Fio da História

“Por que tem sido de empobrecimento, de marginalismo, de degradação física e cultural, a vida dos povos latino-americanos? Quais as causas do drama da América Latina? Corresponde à tragédia social do nosso Continente a um determinismo, a uma fatalidade histórica, a uma condenação contra a qual nada conseguimos ou poderemos fazer? Se decorre do fato de sermos todos nós nações jovens – nação jovem não é os Estados Unidos? Devemos a proletarização crescente da nossa América ao clima? A nossa composição racial? (...).
Ou “não convém”, ou “não vale a pena” cogitar das causas e origens dos nossos males? Quem sabe se não é melhor passar, desde logo, à terapêutica, como preconizam os grupos e classes dirigentes da própria América Latina? Essas classes dominantes prescrevem a nossa entrega total aos “milagres” da livre empresa, do capitalismo, ao poder mágico que emana dos trustes e das corporações estrangeiras. Para tais grupos e classes a solução está em franquearmos nossas riquezas à exploração do capital estrangeiro, ao seu domínio, confiando-lhes o controle dos setores fundamentais das nossas economias (...).

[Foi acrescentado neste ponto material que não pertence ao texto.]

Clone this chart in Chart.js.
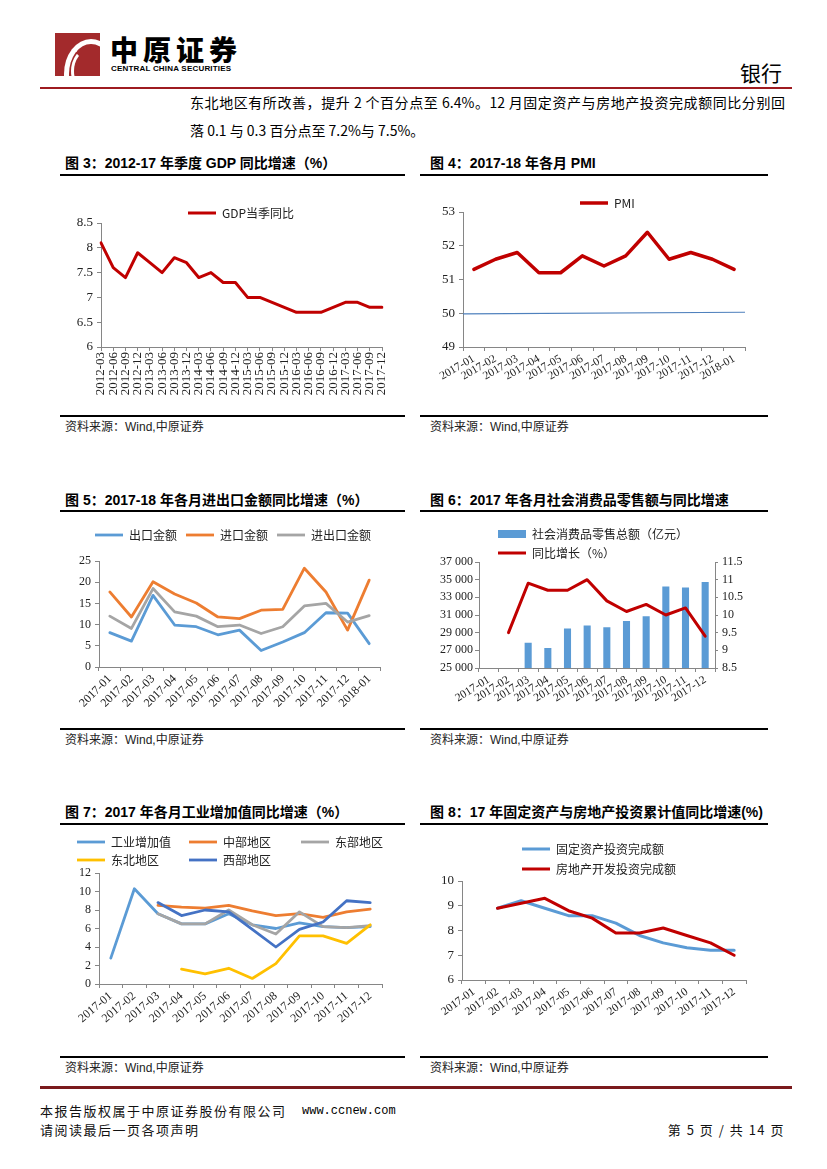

E por que, tendo adotado [tal] doutrina não [conseguimos] o desenvolvimento? Por que – persiste a pergunta – não nos alçamos ao nível dos países desenvolvidos? E por que, politicamente, não conseguimos sistemas institucionais que nos conduzam ao desenvolvimento? Essa é a questão crucial. Esta é a pergunta que queima nossas consciências. Esta é a questão que desafia a nossa geração. Aceitamos o desafio. Incluo-me entre os que consideram que estamos submetidos a uma execrável injustiça. A insubmissão a essa injustiça é uma reação isenta de colorido ideológico – é reação de patriota, de cidadão e de ser humano que não se conforma com as agressões a sua dignidade e a sua própria existência.
Podem as classes dirigentes, através de seus formuladores e teorias, compor, rendilhar, articular as doutrinas que quiserem. Não nos conseguirão mais enganar. Sabemos hoje que nós, latino-americanos, somos vítimas de um tremendo processo de descapitalização. Nossas riquezas estão sendo succionadas, drenadas para fora dos nossos países. Há uma transferência contínua e crescente de nossas rendas nacionais e os frutos do nosso trabalho para outras áreas onde estão instalados os controles remotos de nossas economias. O trabalho dos nossos povos é dilapidado sistematicamente. Todo esse quadro de saque e sangria compõe o processo espoliativo que se apoia nas nossas estruturas internas, moldadas de forma a servirem aos interesses dos trustes e das corporações (...). Aqui está a matriz das inclementes injustiças sociais que vergastam as nossas populações (...)”.
(Leonel Brizola, prefácio do livro “Vais bem, Fidel!”, de Jurema Finamour, editora Brasiliense, São Paulo, 1962, páginas V-VIII).